Thanks to their new Habitat home, Audrey's kids have a safe place to play
Audrey describes her children as “explorers.” Like a lot of kids who have the opportunity to grow up in beautiful British Columbia, they’re drawn to the outdoors.
“They don’t want to stay inside,” she says. On the rare occasion they do get the chance to go camping, she says “they’re gone,” off hiking through the nearby bush almost immediately after stepping foot on the site.
For the past three years, these camping trips have been some of the few opportunities that her kids — Angel, Anastasia and Averie — have had to safely roam outside. The four of them live in a deteriorating subsidized housing complex in downtown Nanaimo, where many of the other tenants suffer from substance abuse.
“When I take my dog outside, I always make sure to check the ground — there have been plenty of instances where I’ve found drug paraphernalia out front,” says Audrey, who isn’t comfortable leaving her kids on their own, or even allowing them to go outside without a buddy. When they do take their dog out for a walk, she expects them to go out in twos and head in the opposite direction of anyone who might be hanging around their building.
Unable to find sanctuary inside their home — or out
Unfortunately, they can’t find sanctuary inside their home, either. Plumbing issues in the unit above have led to countless water leaks in their place, and Audrey says that the resulting damage was never properly addressed. In one instance, when a burst toilet line caused water to flow into her daughter’s bedroom through her light fixture, their landlords simply pulled out the fixture and drained the ceiling. When they attempted to fix other walls in her family’s unit, which were also ruined by water leaks, none of the drywall was replaced. Instead, she says they simply cut out the paint, puttied over it and repainted, which has led to patches of mold growing in at least four different rooms of their place.
When a new tenant moved into their complex and began verbally abusing her children nearly every time they went outside, Audrey hit her breaking point. She says the kids couldn’t even step out to feed the fish in the nearby pond without the woman harassing them.
“It’s been a constant battle” she says. “Our landlord has tried to deal with her as well, but to no avail.”
Unfortunately, as a single mother of three, she simply couldn’t afford to move to a more suitable place. That’s when she decided – thanks to her father’s suggestion – to apply for a partnership with Habitat for Humanity, which would require volunteering 500 hours of her time, paying an interest-free mortgage for the fair market value of the home, and taking classes in home maintenance and financial budgeting to ensure she could manage the house on her own.

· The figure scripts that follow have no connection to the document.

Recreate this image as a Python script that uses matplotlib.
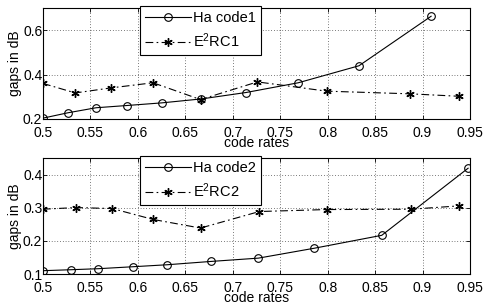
import matplotlib
matplotlib.use("Agg")
import matplotlib.pyplot as plt

plt.rcParams['font.family'] = ['Liberation Sans', 'DejaVu Sans']
plt.rcParams['mathtext.default'] = 'regular'
plt.rcParams['font.size'] = 10

# Top panel data
ha1_x = [0.5, 0.526, 0.556, 0.588, 0.625, 0.667, 0.714, 0.769, 0.833, 0.909]
ha1_y = [0.203, 0.227, 0.250, 0.260, 0.272, 0.290, 0.319, 0.363, 0.440, 0.664]
e2_1_x = [0.5, 0.534, 0.572, 0.616, 0.666, 0.726, 0.799, 0.887, 0.938]
e2_1_y = [0.360, 0.317, 0.340, 0.363, 0.287, 0.367, 0.325, 0.313, 0.302]

# Bottom panel data
ha2_x = [0.5, 0.53, 0.558, 0.595, 0.631, 0.677, 0.727, 0.786, 0.857, 0.948]
ha2_y = [0.110, 0.113, 0.116, 0.122, 0.128, 0.138, 0.148, 0.178, 0.217, 0.420]
e2_2_x = [0.5, 0.535, 0.573, 0.616, 0.666, 0.728, 0.799, 0.888, 0.938]
e2_2_y = [0.296, 0.301, 0.298, 0.265, 0.239, 0.289, 0.295, 0.296, 0.306]

xticks = [0.5, 0.55, 0.6, 0.65, 0.7, 0.75, 0.8, 0.85, 0.9, 0.95]
xticklabels = ['0.5', '0.55', '0.6', '0.65', '0.7', '0.75', '0.8', '0.85', '0.9', '0.95']
yticks_top = [0.2, 0.4, 0.6]
yticks_bot = [0.1, 0.2, 0.3, 0.4]

W, H = 484, 308
fig = plt.figure(figsize=(W / 100, H / 100), dpi=100)

def px_axes(l, t, r, b):
    return fig.add_axes([l / W, 1 - b / H, (r - l) / W, (b - t) / H])

ax1 = px_axes(43, 8.3, 470, 118.8)
ax2 = px_axes(43, 158.3, 470, 274)

panels = [
    (ax1, ha1_x, ha1_y, e2_1_x, e2_1_y, 'Ha code1', 'E$^2$RC1', (0.2, 0.7), yticks_top, 6),
    (ax2, ha2_x, ha2_y, e2_2_x, e2_2_y, 'Ha code2', 'E$^2$RC2', (0.1, 0.45), yticks_bot, 156),
]

for ax, hx, hy, ex, ey, lh, le, ylim, yt, legtop in panels:
    ax.plot(hx, hy, '-', color='black', lw=0.8, marker='o', ms=5.5,
            mfc='none', mec='black', mew=0.8, label=lh)
    ax.plot(ex, ey, linestyle=(0, (7, 3, 1.5, 3)), color='black', lw=0.8,
            marker=(6, 2, 0), ms=6, mec='black', mew=1.0, label=le)
    ax.set_xlim(0.5, 0.95)
    ax.set_ylim(*ylim)
    ax.set_xticks(xticks)
    ax.set_xticklabels(xticklabels)
    ax.set_yticks(yt)
    ax.set_yticklabels([f'{v:g}' for v in yt])
    ax.grid(True, color='black', linestyle=(0, (1, 3)), linewidth=0.5)
    ax.tick_params(direction='in', top=True, right=True, length=3,
                   width=0.6, labelsize=10)
    ax.tick_params(axis='x', pad=5)
    ax.tick_params(axis='y', pad=0.5)
    for s in ax.spines.values():
        s.set_linewidth(0.8)
    ax.set_xlabel('code rates', fontsize=10, labelpad=-3)
    ax.set_ylabel('gaps in dB', fontsize=10, labelpad=1)
    leg = ax.legend(loc='upper left', bbox_to_anchor=(140 / W, 1 - legtop / H),
                    bbox_transform=fig.transFigure, borderaxespad=0,
                    fancybox=False, framealpha=1, edgecolor='black',
                    handlelength=3.15, labelspacing=0.42, fontsize=10.5,
                    borderpad=0.35, handletextpad=0.14)
    leg.get_frame().set_linewidth(0.8)

fig.savefig('out.png', dpi=100)
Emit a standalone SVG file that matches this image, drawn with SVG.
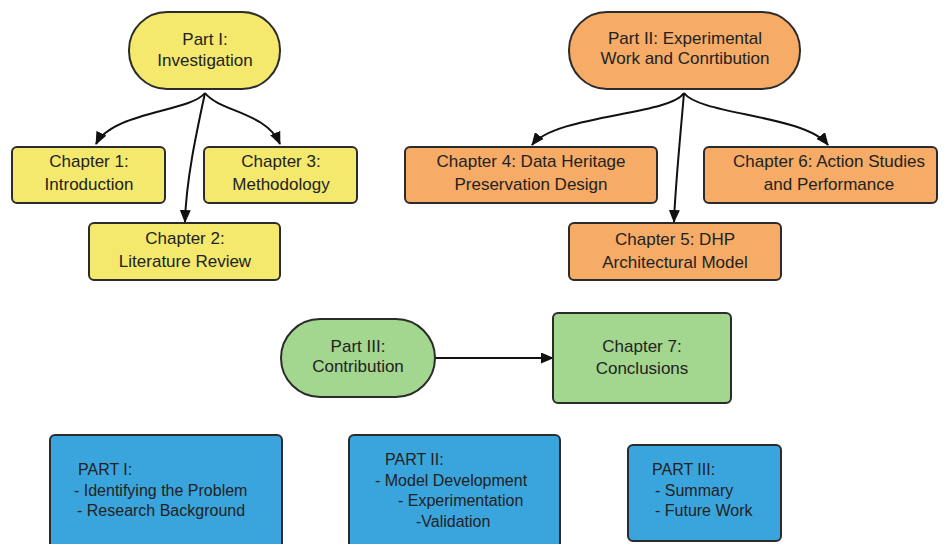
<svg xmlns="http://www.w3.org/2000/svg" width="947" height="544" viewBox="0 0 947 544">
<defs>
<marker id="ah" viewBox="0 0 13 11" refX="12" refY="5.5" markerWidth="13" markerHeight="11" markerUnits="userSpaceOnUse" orient="auto">
<path d="M0,0 L13,5.5 L0,11 Z" fill="#111"/>
</marker>
<style>
.n{stroke:#2b2b2b;stroke-width:2}
.y{fill:#f4e96c}.o{fill:#f6ab66}.g{fill:#a3d68e}.b{fill:#3aa5dd}
text{font-family:"Liberation Sans",Arial,sans-serif;font-size:17px;fill:#222}
.s{font-size:16px}
.c{text-anchor:middle}
.e{stroke:#111;stroke-width:2;fill:none;marker-end:url(#ah)}
</style>
</defs>
<rect width="947" height="544" fill="#fff"/>
<g id="connectors">
<path class="e" d="M205,93 C190,112 112,112 96,144"/>
<path class="e" d="M205,93 C220,112 266,112 280,144"/>
<path class="e" d="M205,93 C197,130 186,180 185,222"/>
<path class="e" d="M684,93 C670,115 555,115 532,145"/>
<path class="e" d="M684,93 C700,115 805,115 828,145"/>
<path class="e" d="M684,93 C680,140 675,190 674,222"/>
<path class="e" d="M435,358 L553,358"/>
</g>
<g id="part1"><rect class="n y" x="129" y="12" width="151" height="77" rx="38"/><text class="c" x="205" y="45">Part I:</text><text class="c" x="205" y="66">Investigation</text></g>
<g id="ch1"><rect class="n y" x="12" y="147" width="153" height="56" rx="5"/><text class="c" x="89" y="167">Chapter 1:</text><text class="c" x="89" y="190">Introduction</text></g>
<g id="ch3"><rect class="n y" x="204" y="147" width="153" height="56" rx="5"/><text class="c" x="281" y="167">Chapter 3:</text><text class="c" x="281" y="190">Methodology</text></g>
<g id="ch2"><rect class="n y" x="89" y="223" width="191" height="57" rx="5"/><text class="c" x="185" y="244">Chapter 2:</text><text class="c" x="185" y="267">Literature Review</text></g>
<g id="part2"><rect class="n o" x="569" y="12" width="231" height="77" rx="38"/><text class="c" x="685" y="44">Part II: Experimental</text><text class="c" x="685" y="64">Work and Conrtibution</text></g>
<g id="ch4"><rect class="n o" x="405" y="147" width="252" height="56" rx="5"/><text class="c" x="531" y="167">Chapter 4: Data Heritage</text><text class="c" x="531" y="190">Preservation Design</text></g>
<g id="ch6"><rect class="n o" x="704" y="147" width="233" height="56" rx="5"/><text class="c" x="829" y="167">Chapter 6: Action Studies</text><text class="c" x="829" y="190">and Performance</text></g>
<g id="ch5"><rect class="n o" x="569" y="223" width="212" height="57" rx="5"/><text class="c" x="675" y="245">Chapter 5: DHP</text><text class="c" x="675" y="268">Architectural Model</text></g>
<g id="part3"><rect class="n g" x="281" y="319" width="154" height="78" rx="39"/><text class="c" x="358" y="352">Part III:</text><text class="c" x="358" y="372">Contribution</text></g>
<g id="ch7"><rect class="n g" x="553" y="313" width="178" height="90" rx="5"/><text class="c" x="642" y="352">Chapter 7:</text><text class="c" x="642" y="374">Conclusions</text></g>
<g id="sum1"><rect class="n b" x="50" y="435" width="232" height="115" rx="5"/><text class="s" x="78" y="475">PART I:</text><text class="s" x="74" y="496">- Identifying the Problem</text><text class="s" x="77" y="516">- Research Background</text></g>
<g id="sum2"><rect class="n b" x="349" y="435" width="211" height="115" rx="5"/><text class="s" x="385" y="465">PART II:</text><text class="s" x="375" y="486">- Model Development</text><text class="s" x="398" y="506">- Experimentation</text><text class="s" x="416" y="527">-Validation</text></g>
<g id="sum3"><rect class="n b" x="628" y="445" width="153" height="96" rx="5"/><text class="s" x="652" y="475">PART III:</text><text class="s" x="655" y="496">- Summary</text><text class="s" x="655" y="516">-  Future Work</text></g>
</svg>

When she later received a phone call from Habitat Mid-Vancouver Island telling her she’d been selected to partner with them, she was overjoyed.
“I cried when I found out I’d been selected,” she says, a little reluctant to admit. “Our living situation had gotten really bad at that point.” The same day she received the call from Habitat, emergency services were called to the building next door for three separate drug overdoses.
Moving into the perfect neighbourhood
Her family’s new Habitat home is located in a quiet subdivision on the outskirts of Nanaimo. When asked how the neighbourhood compares to where they were living before, Audrey says there is no comparison.
“On a scale of 1 to 10, it’s a 100,” she says. “I hung out in the area when I was young, and it’s a great place to be when you’re a kid.” Unlike their current place, there are lots of other kids in the neighbourhood, and even a few schools nearby. But after living in substandard conditions surrounded by people they couldn’t trust, a sense of security is what’s most important.
“First and foremost, it’s a safe neighbourhood for the kids to play and have fun,” she says. That’s what she believes will have the biggest impact on their day-to-day life.
Research by the Canada Mortgage and Housing Corporation (CMHC) showed that Habitat families tend to be happier and healthier after moving into their new homes, and the effect on children was profound. Sixty-five percent of Habitat homeowners reported an increase in their children’s confidence. Their participation in extracurricular activities, like sports, art and music, also increased once they had a safe, decent place to live, and Audrey is confident that their new house will have an equally positive impact on her kids.
“Now that my children don’t have to worry and they’re able to just be kids, as they should be, I think there will be an astronomical change in their attitudes, their behaviour, their schooling,” she says. “And that will make things easier and less stressful for me.”
She says she’s not at all worried about how they’ll adjust to the new house or neighbourhood — she is, however, a little concerned about how she’s going to get them to stay in and help her unpack.
“All they’re going to want to do is head outside and explore,” she says with a smile.